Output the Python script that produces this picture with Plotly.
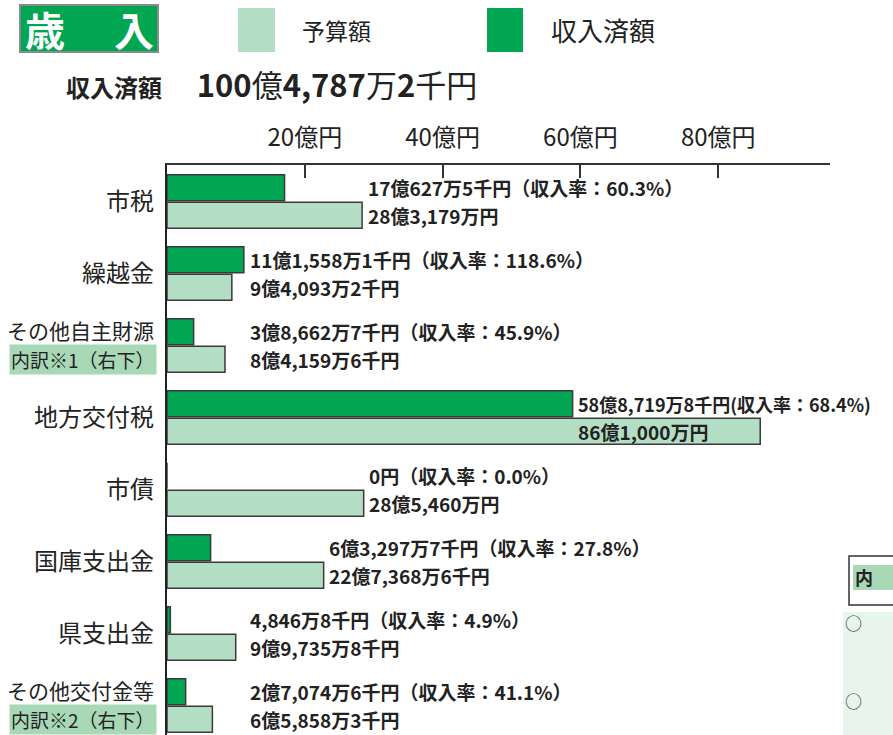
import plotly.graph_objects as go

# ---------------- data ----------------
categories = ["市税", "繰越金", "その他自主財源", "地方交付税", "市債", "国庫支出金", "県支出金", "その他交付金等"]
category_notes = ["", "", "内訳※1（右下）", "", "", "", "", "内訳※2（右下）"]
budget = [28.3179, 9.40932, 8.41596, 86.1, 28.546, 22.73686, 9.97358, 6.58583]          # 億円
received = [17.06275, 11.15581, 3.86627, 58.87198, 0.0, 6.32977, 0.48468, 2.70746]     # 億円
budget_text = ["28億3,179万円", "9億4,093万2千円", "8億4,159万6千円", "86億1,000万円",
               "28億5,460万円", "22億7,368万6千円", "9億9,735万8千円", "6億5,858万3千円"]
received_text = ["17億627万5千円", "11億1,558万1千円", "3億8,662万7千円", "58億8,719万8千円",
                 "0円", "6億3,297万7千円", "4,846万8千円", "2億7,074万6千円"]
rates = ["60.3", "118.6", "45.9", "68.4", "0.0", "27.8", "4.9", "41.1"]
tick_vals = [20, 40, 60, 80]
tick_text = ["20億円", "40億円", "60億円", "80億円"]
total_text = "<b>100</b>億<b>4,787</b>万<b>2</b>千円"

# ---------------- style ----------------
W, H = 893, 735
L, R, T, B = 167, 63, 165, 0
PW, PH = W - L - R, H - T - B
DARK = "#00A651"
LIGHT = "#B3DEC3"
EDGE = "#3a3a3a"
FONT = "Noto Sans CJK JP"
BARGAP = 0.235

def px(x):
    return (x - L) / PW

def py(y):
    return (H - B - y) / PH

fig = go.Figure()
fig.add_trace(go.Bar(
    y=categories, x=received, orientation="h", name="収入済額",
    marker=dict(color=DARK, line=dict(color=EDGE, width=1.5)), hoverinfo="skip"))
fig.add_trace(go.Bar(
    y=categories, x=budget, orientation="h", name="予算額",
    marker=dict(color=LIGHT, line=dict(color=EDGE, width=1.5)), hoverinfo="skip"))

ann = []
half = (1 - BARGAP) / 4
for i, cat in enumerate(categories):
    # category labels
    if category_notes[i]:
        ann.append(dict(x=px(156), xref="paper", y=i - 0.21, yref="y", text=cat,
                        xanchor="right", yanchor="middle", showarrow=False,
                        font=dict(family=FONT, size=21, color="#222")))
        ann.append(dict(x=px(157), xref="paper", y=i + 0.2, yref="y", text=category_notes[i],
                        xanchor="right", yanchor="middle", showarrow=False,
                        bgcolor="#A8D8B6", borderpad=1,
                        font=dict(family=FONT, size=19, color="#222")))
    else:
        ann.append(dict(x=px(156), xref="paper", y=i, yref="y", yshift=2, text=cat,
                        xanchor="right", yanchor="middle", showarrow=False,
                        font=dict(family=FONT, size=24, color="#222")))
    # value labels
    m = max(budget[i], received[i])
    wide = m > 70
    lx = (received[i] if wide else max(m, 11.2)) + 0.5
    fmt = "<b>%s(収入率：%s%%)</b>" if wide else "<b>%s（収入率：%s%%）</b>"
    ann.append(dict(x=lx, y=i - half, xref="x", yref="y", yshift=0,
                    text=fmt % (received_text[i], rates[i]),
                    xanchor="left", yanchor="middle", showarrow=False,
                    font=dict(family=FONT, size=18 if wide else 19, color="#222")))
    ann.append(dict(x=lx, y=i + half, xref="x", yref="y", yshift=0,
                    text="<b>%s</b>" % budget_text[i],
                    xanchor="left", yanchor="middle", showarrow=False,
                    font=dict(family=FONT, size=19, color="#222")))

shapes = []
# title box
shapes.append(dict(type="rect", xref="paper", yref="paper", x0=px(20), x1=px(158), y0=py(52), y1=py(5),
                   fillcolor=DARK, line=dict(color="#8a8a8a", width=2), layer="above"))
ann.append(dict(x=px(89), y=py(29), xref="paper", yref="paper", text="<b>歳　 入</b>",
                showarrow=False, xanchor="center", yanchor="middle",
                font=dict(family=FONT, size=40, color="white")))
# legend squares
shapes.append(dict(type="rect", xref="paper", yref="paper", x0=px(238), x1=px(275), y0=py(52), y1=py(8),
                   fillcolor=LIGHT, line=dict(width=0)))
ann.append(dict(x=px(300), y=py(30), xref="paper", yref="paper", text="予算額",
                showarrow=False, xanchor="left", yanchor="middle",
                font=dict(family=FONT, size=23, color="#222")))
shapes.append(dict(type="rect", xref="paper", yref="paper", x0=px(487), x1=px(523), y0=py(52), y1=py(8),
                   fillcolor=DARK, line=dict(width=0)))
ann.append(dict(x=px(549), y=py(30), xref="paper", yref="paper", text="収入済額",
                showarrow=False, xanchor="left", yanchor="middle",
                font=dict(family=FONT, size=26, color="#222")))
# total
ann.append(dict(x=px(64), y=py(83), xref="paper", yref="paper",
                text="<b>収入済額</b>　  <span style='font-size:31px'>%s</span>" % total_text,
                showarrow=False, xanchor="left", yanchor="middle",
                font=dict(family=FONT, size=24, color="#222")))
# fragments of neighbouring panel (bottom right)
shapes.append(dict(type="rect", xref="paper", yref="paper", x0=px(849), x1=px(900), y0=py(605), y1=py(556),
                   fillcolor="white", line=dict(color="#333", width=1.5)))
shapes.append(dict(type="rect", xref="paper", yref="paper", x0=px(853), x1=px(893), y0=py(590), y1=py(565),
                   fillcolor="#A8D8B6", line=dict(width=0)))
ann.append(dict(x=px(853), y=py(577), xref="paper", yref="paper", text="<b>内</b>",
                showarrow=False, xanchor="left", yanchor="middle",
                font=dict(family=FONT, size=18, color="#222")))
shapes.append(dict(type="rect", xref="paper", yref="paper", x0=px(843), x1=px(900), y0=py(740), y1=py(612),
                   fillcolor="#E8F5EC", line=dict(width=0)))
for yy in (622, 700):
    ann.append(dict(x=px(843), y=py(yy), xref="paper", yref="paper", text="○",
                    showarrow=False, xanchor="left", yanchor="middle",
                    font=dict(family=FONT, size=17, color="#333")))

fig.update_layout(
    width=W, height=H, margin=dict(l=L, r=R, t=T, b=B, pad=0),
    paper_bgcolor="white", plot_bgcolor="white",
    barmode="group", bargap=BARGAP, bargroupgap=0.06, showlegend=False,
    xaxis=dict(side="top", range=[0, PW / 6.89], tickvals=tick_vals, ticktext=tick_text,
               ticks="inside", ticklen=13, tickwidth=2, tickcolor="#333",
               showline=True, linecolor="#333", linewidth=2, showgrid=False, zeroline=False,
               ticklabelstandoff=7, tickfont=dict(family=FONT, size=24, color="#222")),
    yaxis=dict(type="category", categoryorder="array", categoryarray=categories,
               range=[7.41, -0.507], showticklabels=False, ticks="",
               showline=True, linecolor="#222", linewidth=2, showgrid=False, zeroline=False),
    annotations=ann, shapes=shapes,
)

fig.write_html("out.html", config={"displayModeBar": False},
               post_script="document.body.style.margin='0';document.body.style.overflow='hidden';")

● ● ● ● ● ● ●

▶ _TASK DETAILS_: Repeat the lines above, starting at the first and stopping after the line that holds "import plotly.graph_objects as go", with the pictures left out.

▶ _SOLUTION TO THE PROBLEM_:
Output the Python script that produces this picture with Plotly.
import plotly.graph_objects as go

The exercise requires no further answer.